In physics, action at a distance is the interaction of two objects which are separated in space with no known mediator of the interaction. This term was used most often with early theories of gravity and electromagnetism to describe how an object could "know" the mass (in the case of gravity) or charge (in electromagnetism) of another distant object.

According to Albert Einstein's theory of special relativity, instantaneous action-at-a-distance was seen to violate the relativistic upper limit on speed of propagation of information. If one of the interacting objects were suddenly displaced from its position, the other object would feel its influence instantaneously, meaning information had been transmitted faster than the speed of light.

Contents

Electricity

Coulomb's law in electrostatics appears to be a theory with action-at-a-distance - Coulomb's law deals with charges which have always been static. Efforts to develop a theory of interaction between moving charges, electrodynamics, led to the necessity to introduce the concept of a field with physical properties.
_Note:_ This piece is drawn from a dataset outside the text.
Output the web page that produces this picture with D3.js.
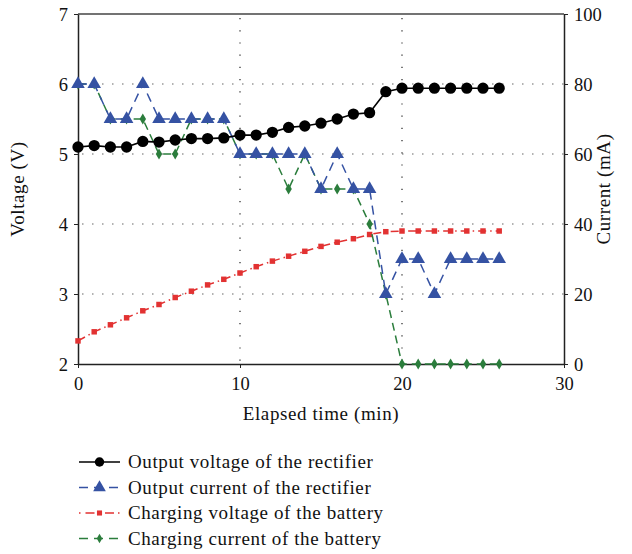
<!DOCTYPE html>
<html>
<head>
<meta charset="utf-8">
<script src="https://cdn.jsdelivr.net/npm/d3@7"></script>
<style>
  html, body { margin: 0; padding: 0; background: #fff; }
</style>
</head>
<body>
<svg id="chart" width="632" height="554"></svg>
<script>
/* Rectifier / battery charging curves — dual axis (V left, mA right) */
const minutes = d3.range(0, 27);

const rectVoltage = [5.10, 5.12, 5.10, 5.10, 5.18, 5.17, 5.20, 5.22, 5.22, 5.23,
  5.27, 5.27, 5.31, 5.38, 5.40, 5.44, 5.50, 5.57, 5.59, 5.89,
  5.94, 5.94, 5.94, 5.94, 5.94, 5.94, 5.94];
const rectCurrent = [80, 80, 70, 70, 80, 70, 70, 70, 70, 70,
  60, 60, 60, 60, 60, 50, 60, 50, 50, 20,
  30, 30, 20, 30, 30, 30, 30];
const battVoltage = [2.33, 2.46, 2.56, 2.66, 2.76, 2.85, 2.95, 3.04, 3.13, 3.21,
  3.30, 3.39, 3.47, 3.54, 3.61, 3.68, 3.74, 3.79, 3.85, 3.89,
  3.90, 3.90, 3.90, 3.90, 3.90, 3.90, 3.90];
const battCurrent = [80, 80, 70, 70, 70, 60, 60, 70, 70, 70,
  60, 60, 60, 50, 60, 50, 50, 50, 40, 20,
  0, 0, 0, 0, 0, 0, 0];

const xTicks = [0, 10, 20, 30];
const vTicks = [2, 3, 4, 5, 6, 7];
const iTicks = [0, 20, 40, 60, 80, 100];

const seriesNames = [
  "Output voltage of the rectifier",
  "Output current of the rectifier",
  "Charging voltage of the battery",
  "Charging current of the battery"
];

const FONT = '"Liberation Serif"';
const FS = "18.5px";

const L = 78, R = 564, T = 14, B = 364;
const x = d3.scaleLinear().domain([0, 30]).range([L, R]);
const yV = d3.scaleLinear().domain([2, 7]).range([B, T]);
const yI = d3.scaleLinear().domain([0, 100]).range([B, T]);

const svg = d3.select("#chart");

// grid
const grid = svg.append("g");
grid.selectAll("line.h").data([3, 4, 5, 6]).join("line")
  .attr("x1", L + 4).attr("x2", R).attr("y1", d => yV(d)).attr("y2", d => yV(d))
  .attr("stroke", "#999").attr("stroke-width", 1.5).attr("stroke-dasharray", "1.5,8.5");
grid.selectAll("line.v").data([10, 20]).join("line")
  .attr("x1", d => x(d)).attr("x2", d => x(d)).attr("y1", T + 4).attr("y2", B)
  .attr("stroke", "#222").attr("stroke-width", 1.2).attr("stroke-dasharray", "1.2,11");

// frame top
svg.append("line").attr("x1", L).attr("x2", R).attr("y1", T).attr("y2", T)
  .attr("stroke", "#444").attr("stroke-width", 1.3);

// axes
const fmt = d3.format("d");
const gx = svg.append("g").attr("transform", `translate(0,${B})`)
  .call(d3.axisBottom(x).tickValues(xTicks).tickFormat(fmt).tickSize(4).tickSizeOuter(0));
gx.selectAll("text").attr("dy", "1.0em");
const gl = svg.append("g").attr("transform", `translate(${L},0)`)
  .call(d3.axisLeft(yV).tickValues(vTicks).tickFormat(fmt).tickSize(4).tickSizeOuter(0));
gl.selectAll("text").attr("x", -10).attr("dy", "0.33em");
const gr = svg.append("g").attr("transform", `translate(${R},0)`)
  .call(d3.axisRight(yI).tickValues(iTicks).tickFormat(fmt).tickSize(4).tickSizeOuter(0));
gr.selectAll("text").attr("x", 10).attr("dy", "0.33em");
[gx, gl, gr].forEach(g => {
  g.attr("font-family", null).attr("font-size", null);
  g.select(".domain").attr("stroke", "#222").attr("stroke-width", 1.5);
  g.selectAll(".tick line").attr("stroke", "#222");
  g.selectAll("text").style("font-family", FONT).style("font-size", FS).attr("fill", "#111");
});

// axis titles + legend text: Minion-ish width via slight letter spacing
function title(sel) {
  return sel.style("font-family", FONT).style("font-size", "19px")
    .style("letter-spacing", "0.6px").attr("fill", "#111");
}
title(svg.append("text")).attr("x", (L + R) / 2).attr("y", 420).attr("text-anchor", "middle")
  .text("Elapsed time (min)");
title(svg.append("text")).attr("transform", `translate(24,${(T + B) / 2}) rotate(-90)`)
  .attr("text-anchor", "middle").text("Voltage (V)");
title(svg.append("text")).attr("transform", `translate(610,${(T + B) / 2}) rotate(-90)`)
  .attr("text-anchor", "middle").text("Current (mA)");

// series config
const styles = [
  { vals: rectVoltage, y: yV, color: "#000", dash: null, sym: d3.symbolCircle, size: 100, lw: 1.6 },
  { vals: rectCurrent, y: yI, color: "#3552a3", dash: "9,6", sym: d3.symbolTriangle, size: 80, lw: 1.5 },
  { vals: battVoltage, y: yV, color: "#e23232", dash: "8,4,1.5,4", sym: d3.symbolSquare, size: 30, lw: 1.5 },
  { vals: battCurrent, y: yI, color: "#2b7d3c", dash: "8,5", sym: d3.symbolDiamond, size: 36, lw: 1.5 }
];

// draw order: red, green, blue, black
const order = [2, 3, 1, 0];
order.forEach(i => {
  const s = styles[i];
  const line = d3.line().x((d, k) => x(minutes[k])).y(d => s.y(d));
  const g = svg.append("g");
  g.append("path").datum(s.vals).attr("d", line).attr("fill", "none")
    .attr("stroke", s.color).attr("stroke-width", s.lw)
    .attr("stroke-dasharray", s.dash);
  g.selectAll("path.m").data(s.vals).join("path").attr("class", "m")
    .attr("transform", (d, k) => `translate(${x(minutes[k])},${s.y(d)})`)
    .attr("d", d3.symbol().type(s.sym).size(s.size))
    .attr("fill", s.color);
});

// legend
const leg = svg.append("g");
seriesNames.forEach((name, i) => {
  const s = styles[i];
  const yy = 462 + i * 25.5;
  leg.append("line").attr("x1", 79).attr("x2", 120).attr("y1", yy).attr("y2", yy)
    .attr("stroke", s.color).attr("stroke-width", s.lw)
    .attr("stroke-dasharray", i === 0 ? null : (i === 2 ? "1.5,5,9,4" : "9,6"));
  leg.append("path").attr("transform", `translate(99.5,${yy})`)
    .attr("d", d3.symbol().type(s.sym).size(i === 0 ? 70 : (i === 1 ? 70 : 26)))
    .attr("fill", s.color);
  title(leg.append("text")).attr("x", 128).attr("y", yy).attr("dy", "0.33em").text(name);
});
</script>
</body>
</html>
In the theory of electrodynamics as formulated in Maxwell's equations, interactions between moving charges are mediated by propagating deformations of an electromagnetic field. These deformations propagate with the speed of light and therefore do not violate special relativity. The deformations of the field can carry momentum independently, thus facilitating conservation of angular momentum.

Gravity

Newton

Newton's theory of gravity offered no prospect of identifying any mediator of gravitational interaction. His theory assumed that gravitation acts instantaneously, regardless of distance. Newton had shown mathematically that if the gravitational interaction is not instantaneous, angular momentum is not conserved, and Kepler's observations gave strong evidence that in planetary motion angular momentum is conserved. (The mathematical proof is only valid in the case of a Euclidean geometry)
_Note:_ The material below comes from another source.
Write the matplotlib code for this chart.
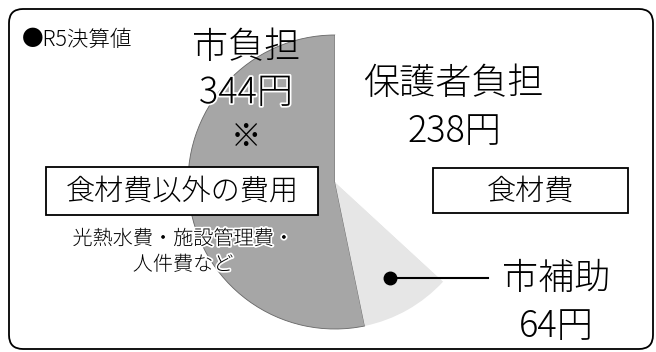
import matplotlib.pyplot as plt
from matplotlib.patches import FancyBboxPatch, Rectangle
import matplotlib.patheffects as pe

plt.rcParams['font.family'] = ['Noto Sans CJK JP', 'DejaVu Sans']
plt.rcParams['font.weight'] = 'light'

# data
labels = ["市負担", "市補助", "保護者負担"]
values = [344, 64, 238]
colors = ["#a6a6a6", "#e6e6e6", "white"]
title = "●R5決算値"
group_left = "食材費以外の費用"
group_left_note = "光熱水費・施設管理費・\n人件費など"
group_right = "食材費"

W, H = 656, 352
fig = plt.figure(figsize=(W / 100, H / 100), dpi=100)
ax = fig.add_axes([0, 0, 1, 1])


def Y(y):
    # image row -> data y
    return H - y


wedges, _ = ax.pie(values, colors=colors, startangle=90, counterclock=True,
                   center=(335, Y(182)), radius=147, frame=True,
                   wedgeprops=dict(linewidth=0))
wedges[0].set_edgecolor("#666666")
wedges[0].set_linewidth(0.6)

ax.set_xlim(0, W)
ax.set_ylim(0, H)
ax.axis("off")

# frame
ax.add_patch(FancyBboxPatch((9 + 14, Y(349) + 14), 644 - 28, 340 - 28,
                            boxstyle="round,pad=14", fc="none", ec="black", lw=1.3))

ax.text(22, Y(40), title, fontsize=15.5, ha="left", va="center")

halo = [pe.withStroke(linewidth=2.5, foreground="white")]

# 市負担
ax.text(246, Y(48), labels[0], fontsize=26, ha="center", va="center")
ax.text(246, Y(93), f"{values[0]}円", fontsize=26, ha="center", va="center",
        path_effects=halo)
ax.text(246, Y(137), "※", fontsize=22, ha="center", va="center")

# 保護者負担
ax.text(453, Y(84), labels[2], fontsize=26, ha="center", va="center")
ax.text(454, Y(132), f"{values[2]}円", fontsize=26, ha="center", va="center")

# 市補助
ax.plot([390, 488], [Y(278), Y(278)], color="black", lw=1.5)
ax.plot([390], [Y(278)], "o", color="black", ms=9)
ax.text(556, Y(279), labels[1], fontsize=26, ha="center", va="center")
ax.text(556, Y(327), f"{values[1]}円", fontsize=26, ha="center", va="center")

# boxes
ax.add_patch(Rectangle((46, Y(215)), 272, 48, fc="white", ec="black", lw=1.3))
ax.text(182, Y(191), group_left, fontsize=21, ha="center", va="center")
ax.add_patch(Rectangle((433, Y(213)), 195, 45, fc="white", ec="black", lw=1.3))
ax.text(530, Y(191), group_right, fontsize=21, ha="center", va="center")

ax.text(183, Y(252), group_left_note, fontsize=14.5, ha="center", va="center",
        linespacing=1.3, path_effects=halo)

fig.savefig("out.png", dpi=100)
A related question, raised by Ernst Mach, was how rotating bodies know how much to bulge at the equator. How do they know their rate of rotation? This, it seems, requires an action-at-a-distance from distant matter, informing the rotating object about the state of the universe. Einstein coined the term Mach's principle for this question.

Einstein

One of the conditions that a relativistic theory of gravitation must meet is to be mediated with a speed that does not exceed lightspeed. It could be seen from the previous success of electrodynamics that the relativistic theory of gravitation would have to use the concept of a field or something similar.

This problem has been resolved by Einstein's theory of general relativity in which gravitational interaction is mediated by deformation of space-time geometry. Matter warps the geometry of space-time and these effects are, as with electric and magnetic fields, propagated at the speed of light. Thus, in the presence of matter, space-time becomes non-Euclidean, resolving the apparent conflict between Newton's proof of the conservation of angular momentum and Einstein's theory of special relativity. Mach's question is resolved because local space-time geometry is informing a rotating body about the rest of the universe. In Newton's theory of motion, space acts on objects, but is not acted upon. In Einstein's theory of motion, matter acts upon space-time geometry, deforming it, and space-time geometry acts upon matter.

Quantum mechanics

Current physical theories incorporate the upper limit on propagation of interaction as one of their basic building blocks, hence ruling out instantaneous action-at-a-distance. At the same time however, instantaneous action at a distance appears to be an essential feature of some very fundamental quantum mechanical effects like entanglement and quantum nonlocality. For these implications of quantum mechanics, Einstein coined the term "spooky action at a distance".

The question of whether this 'spooky action' at a distance constitutes a violation of the relativistic upper limit on the propagation of interaction is not straightforward. According to the laws of quantum mechanics, entanglement cannot be employed for relaying information from one place to another.